**Instruction**
Beginning with the first line, set down every line through the one containing "from matplotlib.ticker import", exactly as it appears, but not the pictures.

═════ Collected data

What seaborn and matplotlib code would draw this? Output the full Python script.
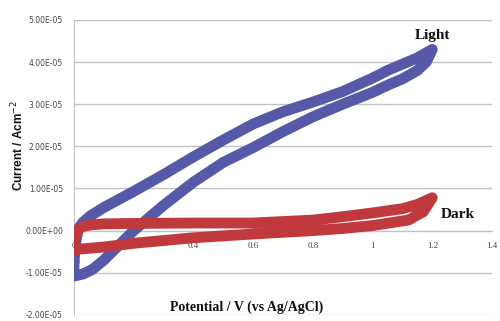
import matplotlib
matplotlib.use("Agg")
import matplotlib.pyplot as plt
import seaborn as sns
import numpy as np
import pandas as pd
from matplotlib.ticker import FuncFormatter, MultipleLocator

# --- data (current in units of 1e-5 A/cm^2) ---
light_up_x = [0, 0.005, 0.015, 0.03, 0.055, 0.1, 0.15, 0.2, 0.3, 0.4, 0.5, 0.6, 0.7, 0.8, 0.9, 1.0, 1.05, 1.1, 1.15, 1.2]
light_up_y = [-0.75, -0.3, 0.05, 0.2, 0.35, 0.55, 0.74, 0.93, 1.33, 1.75, 2.15, 2.53, 2.82, 3.05, 3.3, 3.62, 3.8, 3.95, 4.1, 4.3]
light_dn_x = [1.2, 1.18, 1.15, 1.1, 1.05, 1.0, 0.9, 0.8, 0.7, 0.6, 0.5, 0.4, 0.3, 0.2, 0.15, 0.1, 0.06, 0.03, 0.0]
light_dn_y = [4.3, 4.0, 3.8, 3.6, 3.45, 3.28, 3.0, 2.7, 2.35, 1.97, 1.62, 1.15, 0.6, 0.0, -0.35, -0.7, -0.93, -1.03, -1.08]

dark_up_x = [0, 0.01, 0.03, 0.06, 0.1, 0.2, 0.4, 0.6, 0.8, 0.9, 1.0, 1.1, 1.15, 1.2]
dark_up_y = [-0.25, 0.0, 0.1, 0.14, 0.16, 0.17, 0.18, 0.18, 0.25, 0.33, 0.42, 0.52, 0.62, 0.78]
dark_dn_x = [1.2, 1.17, 1.12, 1.0, 0.9, 0.8, 0.6, 0.4, 0.2, 0.1, 0.05, 0.0]
dark_dn_y = [0.78, 0.45, 0.25, 0.12, 0.05, 0.0, -0.08, -0.17, -0.3, -0.39, -0.42, -0.45]

x_ticks = [0, 0.2, 0.4, 0.6, 0.8, 1, 1.2, 1.4]
x_tick_labels = ["0", "0.2", "0.4", "0.6", "0.8", "1", "1.2", "1.4"]

SCALE = 1e-5

def loop(xu, yu, xd, yd):
    x = list(xu) + list(xd) + [xu[0]]
    y = [v * SCALE for v in (list(yu) + list(yd) + [yu[0]])]
    return pd.DataFrame({"x": x, "y": y})

light = loop(light_up_x, light_up_y, light_dn_x, light_dn_y)
dark = loop(dark_up_x, dark_up_y, dark_dn_x, dark_dn_y)

sns.set_style("white")
plt.rcParams["font.family"] = ["DejaVu Sans"]

fig = plt.figure(figsize=(5.0, 3.21), dpi=100)
ax = fig.add_axes([0.148, 0.019, 0.836, 0.919])

blue = "#5659a8"
red = "#c03a3d"
lw = 7.8
sns.lineplot(data=light, x="x", y="y", sort=False, estimator=None, ax=ax,
             color=blue, linewidth=lw, solid_joinstyle="round", solid_capstyle="round", zorder=3)
sns.lineplot(data=dark, x="x", y="y", sort=False, estimator=None, ax=ax,
             color=red, linewidth=lw, solid_joinstyle="round", solid_capstyle="round", zorder=4)

ax.set_xlim(0, 1.4)
ax.set_ylim(-2e-5, 5e-5)
ax.yaxis.set_major_locator(MultipleLocator(1e-5))
ax.yaxis.set_major_formatter(FuncFormatter(lambda v, p: "%.2E" % (0.0 if abs(v) < 1e-12 else v)))
ax.set_xticks(x_ticks)
ax.set_xticklabels(x_tick_labels)
ax.grid(axis="y", color="#bfc3c8", linewidth=1.0)
ax.grid(axis="x", visible=False)
ax.set_axisbelow(True)

for s in ["top", "right"]:
    ax.spines[s].set_visible(False)
ax.spines["left"].set_color("#bfc3c8")
ax.spines["bottom"].set_position(("data", 0))
ax.spines["bottom"].set_color("#bfc3c8")
ax.spines["bottom"].set_zorder(1)

ax.tick_params(axis="y", length=0, pad=8, labelsize=5.5, labelcolor="#444444")
ax.tick_params(axis="x", length=0, pad=8, labelsize=6.5, labelcolor="#444444")
for t in ax.get_yticklabels():
    t.set_family(["Liberation Sans Narrow", "DejaVu Sans"])
for t in ax.get_xticklabels():
    t.set_family(["Liberation Serif", "DejaVu Serif"])

ax.set_xlabel("")
ax.set_ylabel("")

serif = ["Liberation Serif", "DejaVu Serif"]
ax.text(1.2, 4.62e-5, "Light", ha="center", va="center", fontsize=11, fontweight="bold", family=serif, color="#111111")
ax.text(1.285, 0.38e-5, "Dark", ha="center", va="center", fontsize=11, fontweight="bold", family=serif, color="#111111")

fig.text(0.494, 0.044, "Potential / V (vs Ag/AgCl)", ha="center", va="center",
         fontsize=10, fontweight="bold", family=serif, color="#111111")
fig.text(0.036, 0.548, "Current / Acm$^{-2}$", ha="center", va="center", rotation=90,
         fontsize=8.5, fontweight="bold", family=["Liberation Sans", "DejaVu Sans"], color="#111111")

fig.savefig("out.png", dpi=100)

══════════

**Completed exercise**
What seaborn and matplotlib code would draw this? Output the full Python script.
import matplotlib
matplotlib.use("Agg")
import matplotlib.pyplot as plt
import seaborn as sns
import numpy as np
import pandas as pd
from matplotlib.ticker import FuncFormatter, MultipleLocator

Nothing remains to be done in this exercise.